Публика в школе большей частью состоит из отпрысков буржуазных семей восьмого района Вены, разбавленная несколькими пожилыми парочками, желающими освежить былые танцевальные таланты — а еще, что до войны было совершенно немыслимо, ходят сюда и одинокие дамы, и господа, использующие танцевальную школу как клуб для встреч, в беззастенчивых поисках удовольствий, как они их понимают.

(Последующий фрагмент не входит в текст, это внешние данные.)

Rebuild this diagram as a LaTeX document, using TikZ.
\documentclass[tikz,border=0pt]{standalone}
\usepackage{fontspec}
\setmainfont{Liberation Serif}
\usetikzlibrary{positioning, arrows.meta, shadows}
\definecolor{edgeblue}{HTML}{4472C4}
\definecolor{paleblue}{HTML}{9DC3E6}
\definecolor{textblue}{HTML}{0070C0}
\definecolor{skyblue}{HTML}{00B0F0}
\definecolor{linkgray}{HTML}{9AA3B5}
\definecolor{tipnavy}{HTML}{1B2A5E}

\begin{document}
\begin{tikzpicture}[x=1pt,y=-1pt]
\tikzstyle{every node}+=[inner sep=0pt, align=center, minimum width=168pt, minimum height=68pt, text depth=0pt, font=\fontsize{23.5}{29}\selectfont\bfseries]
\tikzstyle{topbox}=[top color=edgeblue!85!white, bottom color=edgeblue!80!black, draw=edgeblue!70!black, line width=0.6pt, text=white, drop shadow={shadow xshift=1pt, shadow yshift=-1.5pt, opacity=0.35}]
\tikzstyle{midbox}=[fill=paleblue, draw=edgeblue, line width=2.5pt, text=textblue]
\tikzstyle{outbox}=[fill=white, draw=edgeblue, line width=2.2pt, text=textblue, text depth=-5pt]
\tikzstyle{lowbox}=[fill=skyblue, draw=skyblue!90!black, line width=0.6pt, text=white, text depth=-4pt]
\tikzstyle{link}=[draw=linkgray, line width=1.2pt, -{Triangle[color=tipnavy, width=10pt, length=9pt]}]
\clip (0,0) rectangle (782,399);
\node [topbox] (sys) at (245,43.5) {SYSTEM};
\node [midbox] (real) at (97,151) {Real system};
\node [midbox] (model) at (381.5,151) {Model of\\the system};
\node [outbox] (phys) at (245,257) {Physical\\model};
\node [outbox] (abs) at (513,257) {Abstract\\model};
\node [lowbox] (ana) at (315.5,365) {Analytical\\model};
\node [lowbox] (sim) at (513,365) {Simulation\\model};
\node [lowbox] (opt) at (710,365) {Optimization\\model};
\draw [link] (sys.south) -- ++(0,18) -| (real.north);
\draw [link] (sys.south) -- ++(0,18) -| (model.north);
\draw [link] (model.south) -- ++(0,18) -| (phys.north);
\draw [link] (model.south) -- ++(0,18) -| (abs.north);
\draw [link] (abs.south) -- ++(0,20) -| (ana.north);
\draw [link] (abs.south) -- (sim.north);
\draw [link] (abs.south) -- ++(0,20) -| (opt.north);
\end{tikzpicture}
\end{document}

У входа, перед дверью, посетителей приветствует Лейтомерицкий, в темном костюме, в начищенных до блеска лаковых ботинках. Хотя он и целует дамам ручки, а мужчин приветствует по именам, то там, то сям вставляя шутливое словечко, все же выглядит он как-то утомленно и не на месте — скособоченное, желтоватое лицо, весьма болезненное, большой нос, тронутые сединой виски и красные, вечно влажные губы. А вот Пандура производит совсем иное впечатление! Хотя и одет небрежно и в самом начале вечера предстает уже в слегка растрепанном виде, однако движется он, несмотря на свою приземистую фигуру, вполне уверенно и свободно, наверняка этому способствует алкоголь, и если он во время танца слегка ошибается или сбивается с ритма, то он небрежно и легко исправляет оплошность, отпустив остроумную реплику или шутливо махнув рукой.
По дороге на службу, а начинают они обычно часов около шести, они частенько заводят речь о Лейтомерицком и, как правило, кроют его во все корки. «Ведь в договоре записано, что мы — совладельцы этой лавочки!» Эта фраза звучит в их устах довольно часто, однако и она, и прочие их речи на эту тему не имеют никаких последствий.
Когда начинаются занятия и Пандура объясняет выстроившимся в зале ученицам, как даме следует протягивать руку для поцелуя и вообще что означает поцелуй руки в обращении с дамой и в отношениях между дамой и кавалером, или когда Оберкофлер, собравшись и устремив взор вперед, подняв вверх правую руку, обхватив левой за талию воображаемую партнершу, с большим подъемом демонстрирует начальные па танго, Лейтомерицкий в это время обычно уже скрывается в небольшой, покрытой белым лаком пристройке у гардероба, которую он именует своим бюро и из которой сквозь вставленное в переднюю стенку оконце он следит за происходящим. Правда, чаще всего его мало заботит происходящее в зале, и он в основном сидит на телефоне.